Mike Tintner wrote:
This friend has now pointed out that the distortion of images handled by the visual cortex (and not just the retina) is even more marked than suggested:

".. you kind of left out what I thought was most important in my previous reply, but this page shows several links regarding this topic. Things are even more distorted past V1.

http://images.google.com/images?hl=en&q=visual+cortex+mapping

especially ...

bottom figure:
http://www.med.monash.edu.au/physiology/research/neuroscience/rosa-evolutionary-and-developmental-biology.html

also:
http://fourier.eng.hmc.edu/e180/handouts/v1/node3.html

The following figure (Connolly and Van Essen 1984) shows the mapping of the visual field (A) on the LGN (B) and the striate cortex (C) in monkey. Note that the representation of the central 5 degrees (shaded areas) in the visual field occupies about 40 % of the cortex. "
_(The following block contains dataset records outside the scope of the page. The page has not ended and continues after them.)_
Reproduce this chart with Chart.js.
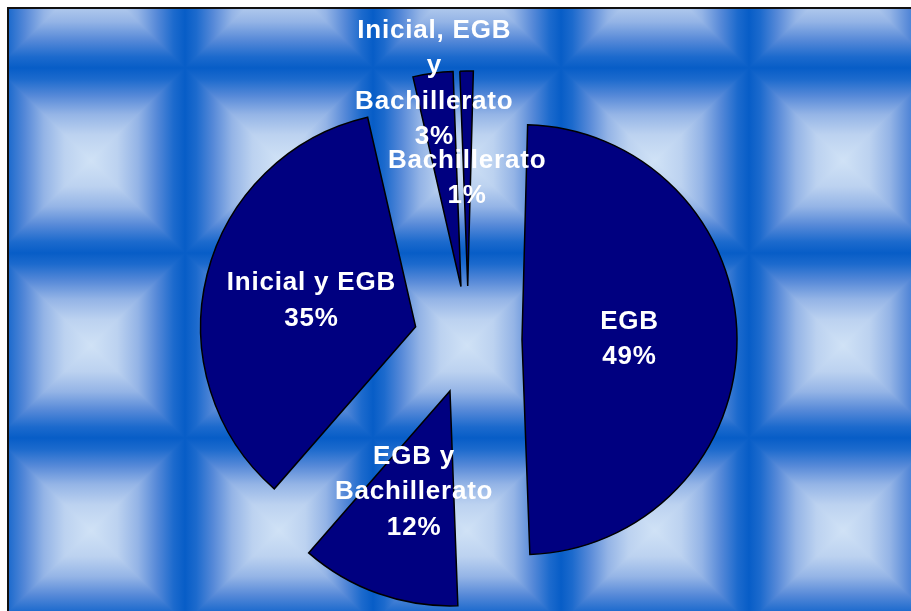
<!DOCTYPE html>
<html>
<head>
<meta charset="utf-8">
<script src="https://cdn.jsdelivr.net/npm/chart.js@4.4.1/dist/chart.umd.min.js"></script>
<style>
  html, body { margin: 0; padding: 0; background: #fff; overflow: hidden; }
  canvas { display: block; }
</style>
</head>
<body>
<canvas id="pie-chart" width="911" height="611"></canvas>
<script>
var categories = ['EGB', 'EGB y Bachillerato', 'Inicial y EGB', 'Inicial, EGB y Bachillerato', 'Bachillerato'];
var shares = [49, 12, 35, 3, 1];
// line breaks used for each category inside its label
var labelLines = [
    ['EGB'],
    ['EGB y', 'Bachillerato'],
    ['Inicial y EGB'],
    ['Inicial, EGB', 'y', 'Bachillerato'],
    ['Bachillerato']
];

var PIE_RADIUS = 215;
var EXPLODE = 54;         // how far every slice is pulled out of the centre
var LINE_HEIGHT = 35.5;
var TILE_W = 188, TILE_H = 185;
// label distance from the slice tip, as a fraction of the radius
var labelDistance = [0.5, 0.5, 0.5, 0.95, 0.5];

var tileStops = [
    [0, '#075dc7'],
    [0.12, '#1c6acd'],
    [0.3, '#5689d8'],
    [0.5, '#94b4e6'],
    [0.72, '#bcd2f0'],
    [1, '#d0e2f6']
];

function tileGradient(ctx, x1, y1, x2, y2) {
    var g = ctx.createLinearGradient(x1, y1, x2, y2);
    tileStops.forEach(function (st) { g.addColorStop(st[0], st[1]); });
    return g;
}

function drawTile(ctx, x0, y0, w, h) {
    var cx = x0 + w / 2, cy = y0 + h / 2;
    // left and right halves first, whole tile
    ctx.fillStyle = tileGradient(ctx, x0, cy, cx, cy);
    ctx.fillRect(x0, y0, w / 2 + 0.5, h);
    ctx.fillStyle = tileGradient(ctx, x0 + w, cy, cx, cy);
    ctx.fillRect(cx, y0, w / 2, h);
    // then the top and bottom triangles over them
    ctx.fillStyle = tileGradient(ctx, cx, y0, cx, cy);
    ctx.beginPath();
    ctx.moveTo(x0, y0);
    ctx.lineTo(x0 + w, y0);
    ctx.lineTo(cx, cy);
    ctx.closePath();
    ctx.fill();
    ctx.fillStyle = tileGradient(ctx, cx, y0 + h, cx, cy);
    ctx.beginPath();
    ctx.moveTo(x0, y0 + h);
    ctx.lineTo(x0 + w, y0 + h);
    ctx.lineTo(cx, cy);
    ctx.closePath();
    ctx.fill();
}

// bevelled blue tiles behind the pie, with the frame line
var tileBackground = {
    id: 'tileBackground',
    beforeDraw: function (chart) {
        var ctx = chart.ctx;
        var left = 9, top = 9, right = chart.width, bottom = chart.height;
        ctx.save();
        ctx.beginPath();
        ctx.rect(left, top, right - left, bottom - top);
        ctx.clip();
        for (var x0 = -3; x0 < right; x0 += TILE_W) {
            for (var y0 = -117; y0 < bottom; y0 += TILE_H) {
                drawTile(ctx, x0, y0, TILE_W, TILE_H);
            }
        }
        ctx.restore();

        ctx.save();
        ctx.strokeStyle = '#111';
        ctx.lineWidth = 2;
        ctx.beginPath();
        ctx.moveTo(8, bottom);
        ctx.lineTo(8, 8);
        ctx.lineTo(right, 8);
        ctx.stroke();
        ctx.restore();
    }
};

// draw each arc pulled outward along its middle angle (exploded pie)
var explodedSlices = {
    id: 'explodedSlices',
    beforeDatasetDraw: function (chart, args) {
        var ctx = chart.ctx;
        args.meta.data.forEach(function (arc) {
            var mid = (arc.startAngle + arc.endAngle) / 2;
            ctx.save();
            ctx.translate(Math.cos(mid) * EXPLODE, Math.sin(mid) * EXPLODE);
            arc.draw(ctx);
            ctx.restore();
        });
        return false;
    }
};

var sliceLabels = {
    id: 'sliceLabels',
    afterDatasetsDraw: function (chart) {
        var ctx = chart.ctx;
        var meta = chart.getDatasetMeta(0);
        var total = shares.reduce(function (a, b) { return a + b; }, 0);
        ctx.save();
        ctx.fillStyle = '#ffffff';
        ctx.font = 'bold 26px "Liberation Sans", Arial, sans-serif';
        ctx.letterSpacing = '0.8px';
        ctx.textAlign = 'center';
        ctx.textBaseline = 'middle';
        meta.data.forEach(function (arc, i) {
            var mid = (arc.startAngle + arc.endAngle) / 2;
            var dist = EXPLODE + PIE_RADIUS * labelDistance[i];
            var x = arc.x + Math.cos(mid) * dist;
            var y = arc.y + Math.sin(mid) * dist;
            var lines = labelLines[i].concat([Math.round(shares[i] / total * 100) + '%']);
            lines.forEach(function (line, j) {
                ctx.fillText(line, x, y + (j - (lines.length - 1) / 2) * LINE_HEIGHT);
            });
        });
        ctx.restore();
    }
};

new Chart(document.getElementById('pie-chart'), {
    type: 'pie',
    data: {
        labels: categories,
        datasets: [{
            data: shares,
            backgroundColor: '#000080',
            borderColor: '#000000',
            borderWidth: 1.5,
            borderJoinStyle: 'miter',
            offset: 0,
            hoverOffset: 0
        }]
    },
    options: {
        responsive: false,
        animation: false,
        rotation: 1.5,
        radius: PIE_RADIUS,
        layout: { padding: { left: 25, top: 69, right: 0, bottom: 0 } },
        plugins: {
            legend: { display: false },
            tooltip: { enabled: false }
        },
        events: []
    },
    plugins: [tileBackground, explodedSlices, sliceLabels]
});
</script>
</body>
</html>
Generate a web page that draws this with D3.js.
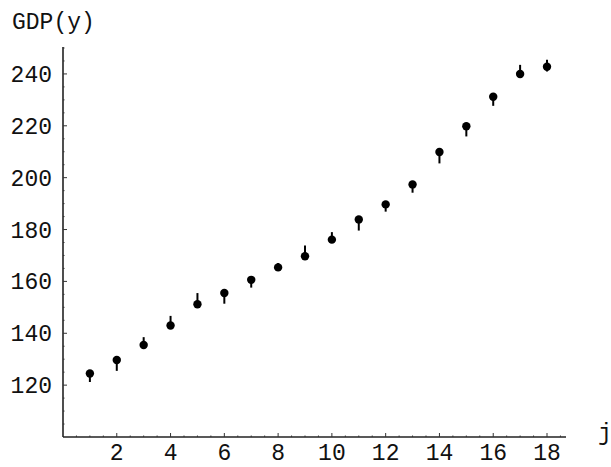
<!DOCTYPE html>
<html>
<head>
<meta charset="utf-8">
<script src="https://cdn.jsdelivr.net/npm/d3@7"></script>
<style>
body{margin:0;background:#fff}
text{font-family:"Liberation Mono",monospace;font-size:23px;fill:#111}
</style>
</head>
<body>
<script>
// observations j = 1..18
var jVals=[1,2,3,4,5,6,7,8,9,10,11,12,13,14,15,16,17,18];
var gdp=[124.5,129.7,135.5,143.0,151.2,155.5,160.6,165.4,169.7,176.1,183.9,189.7,197.4,209.9,219.8,231.2,240.0,242.8];
// error bar ends (low, high)
var barLo=[121.2,125.5,135.5,143.0,151.2,151.4,157.6,165.4,169.7,176.1,179.6,186.9,194.2,205.5,215.9,227.7,240.0,240.9];
var barHi=[124.5,129.7,138.5,146.7,155.5,155.5,160.6,167.1,173.8,179.0,183.9,189.7,197.4,209.9,219.8,231.2,243.5,245.5];
var xTicks=[2,4,6,8,10,12,14,16,18];
var yTicks=[120,140,160,180,200,220,240];

var W=611,H=467;
var svg=d3.select('body').append('svg')
    .attr('width',W)
    .attr('height',H);

var x=d3.scaleLinear().domain([0,18]).range([63,547]);
var y=d3.scaleLinear().domain([100,250]).range([437,48]);

// axes lines
svg.append("line").attr("x1",x(0)).attr("x2",566).attr("y1",y(100)).attr("y2",y(100))
    .attr("stroke","#222").attr("stroke-width",1.6);
svg.append("line").attr("x1",x(0)).attr("x2",x(0)).attr("y1",y(100)).attr("y2",47)
    .attr("stroke","#222").attr("stroke-width",1.6);

// minor ticks
svg.selectAll(".xm").data(d3.range(0.5,18.6,0.5)).enter().append("line")
    .attr("x1",d=>x(d)).attr("x2",d=>x(d))
    .attr("y1",y(100)).attr("y2",d=>y(100)-(d%2==0?4:1.5))
    .attr("stroke","#333").attr("stroke-width",1);
svg.selectAll(".ym").data(d3.range(105,251,5)).enter().append("line")
    .attr("y1",d=>y(d)).attr("y2",d=>y(d))
    .attr("x1",x(0)).attr("x2",d=>x(0)+(d%20==0?4:1.5))
    .attr("stroke","#333").attr("stroke-width",1);

// tick labels
svg.selectAll(".xl").data(xTicks).enter().append("text")
    .attr("x",d=>x(d)).attr("y",460)
    .attr("text-anchor","middle")
    .text(d=>d);
svg.selectAll(".yl").data(yTicks).enter().append("text")
    .attr("x",52).attr("y",d=>y(d)+8)
    .attr("text-anchor","end")
    .text(d=>d);

svg.append("text").attr("x",12).attr("y",29).text("GDP(y)");
svg.append("text").attr("x",598).attr("y",440).text("j");

// error bars
svg.selectAll(".bar").data(jVals).enter().append("line")
    .attr("x1",d=>x(d)).attr("x2",d=>x(d))
    .attr("y1",(d,i)=>y(barLo[i])).attr("y2",(d,i)=>y(barHi[i]))
    .attr("stroke","#000").attr("stroke-width",2);

// points
svg.selectAll(".pt").data(jVals).enter().append("circle")
    .attr("cx",d=>x(d)).attr("cy",(d,i)=>y(gdp[i]))
    .attr("r",4.2)
    .attr("fill","#000");
</script>
</body>
</html>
I'm disappointed that you guys, especially Bob M, aren/t responding to this. It just might be important to how the brain succeeds in perceiving images, while computers are such a failure.

Mike,

Have you ever considered that it is completely meaningless to look at the layout of wires coming from the retina and refer to the images carried by those wires as "distorted"?

If I get a bizarre new keyboard for my computer in which all the keys are in the reverse of their usual positions, will all the ideas that I express then suddenly become reversed? If all the keys were a different shape, with some being really huge and others quite small, will my ideas become distorted?

That is why you are getting no response.